Fixing a Situation

Last year I began to add practices to my morning routine. I still feel they were valuable practices, but they were each taking a few minutes away from the time I carved out for my morning writing until I was left with only a half hour to write each day despite waking earlier and earlier specifically to do that. My time was intended for working on my novels, but that's not how it was being used. My progress slowed and meanwhile, I was trying to do more and more. It wasn't that the tasks were being used as resistance to doing the work, but because I was putting them first, I was putting my effort into things that did not result in work progressing on my novels. And that's as bad, isn't it? So yesterday I had this bit of an epiphany, after waking up earlier than ever and still only finding myself with 25 minutes or so to write before it was time to leave for work.

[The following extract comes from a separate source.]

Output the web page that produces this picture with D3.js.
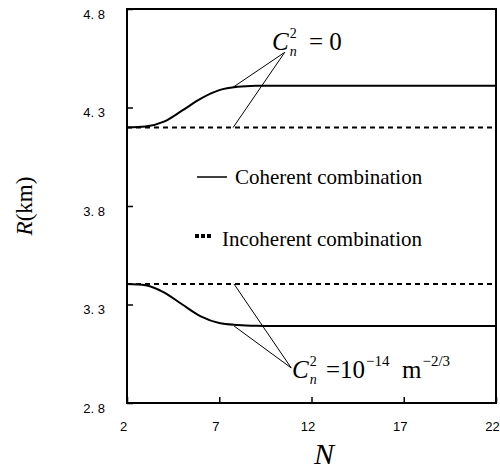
<!DOCTYPE html>
<html>
<head>
<meta charset="utf-8">
<script src="https://d3js.org/d3.v7.min.js"></script>
<style>
  body { margin: 0; background: #fff; }
</style>
</head>
<body>
<svg width="500" height="469" id="mainSvg"></svg>
<script>
// ---- data ----
const nValues = [2, 3, 4, 5, 6, 7, 8, 9, 10, 11, 12, 13, 14, 15, 16, 17, 18, 19, 20, 21, 22]
const coherentZero = [4.198, 4.203, 4.228, 4.285, 4.345, 4.388, 4.405, 4.410, 4.411, 4.411, 4.411, 4.411, 4.411, 4.411, 4.411, 4.411, 4.411, 4.411, 4.411, 4.411, 4.411]
const coherentTurb = [3.404, 3.398, 3.362, 3.300, 3.240, 3.206, 3.196, 3.192, 3.191, 3.191, 3.191, 3.191, 3.191, 3.191, 3.191, 3.191, 3.191, 3.191, 3.191, 3.191, 3.191]
const incoherentZero = nValues.map(() => 4.198)
const incoherentTurb = nValues.map(() => 3.404)

const xTicks = [2, 7, 12, 17, 22]
const yTicks = [2.8, 3.3, 3.8, 4.3, 4.8]
const yTickLabels = ["2. 8", "3. 3", "3. 8", "4. 3", "4. 8"]

// leader lines: [from N, from R, to N, to R]
const leadersTop = [[7.75, 4.403, 10.55, 4.58], [7.75, 4.198, 10.55, 4.58]]
const leadersBottom = [[7.8, 3.404, 10.9, 2.978], [7.8, 3.191, 10.9, 2.978]]

const mainSvg = d3.select("#mainSvg")
const margin = {top: 9, right: 4, bottom: 66, left: 127}
const width = 500, height = 469

const x = d3.scaleLinear().domain([2, 22]).range([margin.left, width - margin.right])
const y = d3.scaleLinear().domain([2.8, 4.8]).range([height - margin.bottom, margin.top])

const serif = "'Liberation Serif', 'Times New Roman', serif"
const sans = "'Liberation Sans', Arial, sans-serif"

// axes with inward ticks
const xAxis = d3.axisBottom(x).tickValues(xTicks).tickSize(-6).tickFormat(d3.format("d"))
const gx = mainSvg.append("g").attr("transform", `translate(0,${y(2.8)})`).call(xAxis)
gx.select(".domain").remove()
gx.selectAll(".tick line").attr("stroke", "#000").attr("stroke-width", 1.5)
gx.selectAll(".tick text").attr("font-family", sans).attr("font-size", 13)
  .attr("fill", "#000").attr("dx", -4).attr("y", 19)

const yAxis = d3.axisLeft(y).tickValues(yTicks).tickSize(-6)
  .tickFormat((d, i) => yTickLabels[i])
const gy = mainSvg.append("g").attr("transform", `translate(${x(2)},0)`).call(yAxis)
gy.select(".domain").remove()
gy.selectAll(".tick line").attr("stroke", "#000").attr("stroke-width", 1.5)
gy.selectAll(".tick text").attr("font-family", sans).attr("font-size", 13)
  .attr("fill", "#000").attr("x", -22).attr("dy", "0.7em")

// frame
mainSvg.append("rect")
  .attr("x", x(2)).attr("y", y(4.8))
  .attr("width", x(22) - x(2)).attr("height", y(2.8) - y(4.8))
  .attr("fill", "none").attr("stroke", "#000").attr("stroke-width", 2)

// lines
const line = d3.line().x((d, i) => x(nValues[i])).y(d => y(d)).curve(d3.curveMonotoneX)

mainSvg.append("path").datum(incoherentZero).attr("d", line)
  .attr("fill", "none").attr("stroke", "#000").attr("stroke-width", 2).attr("stroke-dasharray", "5,4")
mainSvg.append("path").datum(incoherentTurb).attr("d", line)
  .attr("fill", "none").attr("stroke", "#000").attr("stroke-width", 2).attr("stroke-dasharray", "5,4")
mainSvg.append("path").datum(coherentZero).attr("d", line)
  .attr("fill", "none").attr("stroke", "#000").attr("stroke-width", 2)
mainSvg.append("path").datum(coherentTurb).attr("d", line)
  .attr("fill", "none").attr("stroke", "#000").attr("stroke-width", 2)

// leader lines
mainSvg.selectAll(".leader").data(leadersTop.concat(leadersBottom)).enter().append("line")
  .attr("class", "leader")
  .attr("x1", d => x(d[0])).attr("y1", d => y(d[1]))
  .attr("x2", d => x(d[2])).attr("y2", d => y(d[3]))
  .attr("stroke", "#000").attr("stroke-width", 1)

// C with sub n and sup 2, returns text group
function cn2(x0, base) {
  const g = mainSvg.append("g").attr("font-family", serif).attr("fill", "#000")
  const c = g.append("text").attr("x", x0).attr("y", base).attr("font-size", 25)
    .attr("font-style", "italic").text("C")
  const w = c.node().getComputedTextLength()
  g.append("text").attr("x", x0 + w + 1).attr("y", base + 6).attr("font-size", 14)
    .attr("font-style", "italic").text("n")
  g.append("text").attr("x", x0 + w + 1).attr("y", base - 12).attr("font-size", 14).text("2")
  return g
}

// label C_n^2 = 0
cn2(272, 50)
mainSvg.append("text").attr("font-family", serif).attr("font-size", 25).attr("fill", "#000")
  .attr("x", 309).attr("y", 50).text("= 0")

// label C_n^2 = 10^-14 m^-2/3
cn2(292, 378)
const t2 = mainSvg.append("text").attr("font-family", serif).attr("font-size", 25).attr("fill", "#000")
  .attr("x", 326).attr("y", 378)
t2.append("tspan").text("=10")
t2.append("tspan").attr("font-size", 15).attr("dx", 1).attr("y", 366).text("\u221214")
t2.append("tspan").attr("x", 402).attr("y", 378).text("m")
t2.append("tspan").attr("font-size", 15).attr("dx", 1).attr("y", 366).text("\u22122/3")

// legend
mainSvg.append("line").attr("x1", 197).attr("x2", 227).attr("y1", 177).attr("y2", 177)
  .attr("stroke", "#000").attr("stroke-width", 1.5)
mainSvg.append("text").attr("x", 235).attr("y", 184).attr("font-family", serif).attr("font-size", 21)
  .attr("fill", "#000").text("Coherent combination")
mainSvg.selectAll(".sq").data([0, 1, 2]).enter().append("rect")
  .attr("x", d => 195 + d * 6).attr("y", 234).attr("width", 4).attr("height", 4).attr("fill", "#000")
mainSvg.append("text").attr("x", 222).attr("y", 246).attr("font-family", serif).attr("font-size", 21)
  .attr("fill", "#000").text("Incoherent combination")

// axis titles
const yt = mainSvg.append("text").attr("transform", "translate(32,206) rotate(-90)")
  .attr("text-anchor", "middle").attr("font-family", serif).attr("font-size", 23).attr("fill", "#000")
yt.append("tspan").attr("font-style", "italic").text("R")
yt.append("tspan").text("(km)")

mainSvg.append("text").attr("x", 324).attr("y", 464).attr("text-anchor", "middle")
  .attr("font-family", serif).attr("font-style", "italic").attr("font-size", 30).attr("fill", "#000").text("N")
</script>
</body>
</html>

I realized that these things not only took away from my time, but they put me in the wrong headspace. All the journaling and visualization I added to my day deals with my imposter syndrome regarding my entrance to the world of self-publishing. I don't worry about whether I can write or not. So to warm up for creative work with thoughts about marketing and building my subscriber base was counterproductive. I wish I'd seen it earlier. So I resolved, yesterday, not to pollute the creative waters of my morning. To go from dream state to writing flow without putting a kink in the hose. The result? This morning I set immediately to creative work. Spent the timed 16 minutes warming up with free-writing, and spent almost a full hour working on the next scene of Salvage. And I still found time to work on that affirmation journaling, but instead of it taking a half hour, I gave it the five minutes I could spare when I was done writing. Can one mic drop on oneself? Because if so? Boom.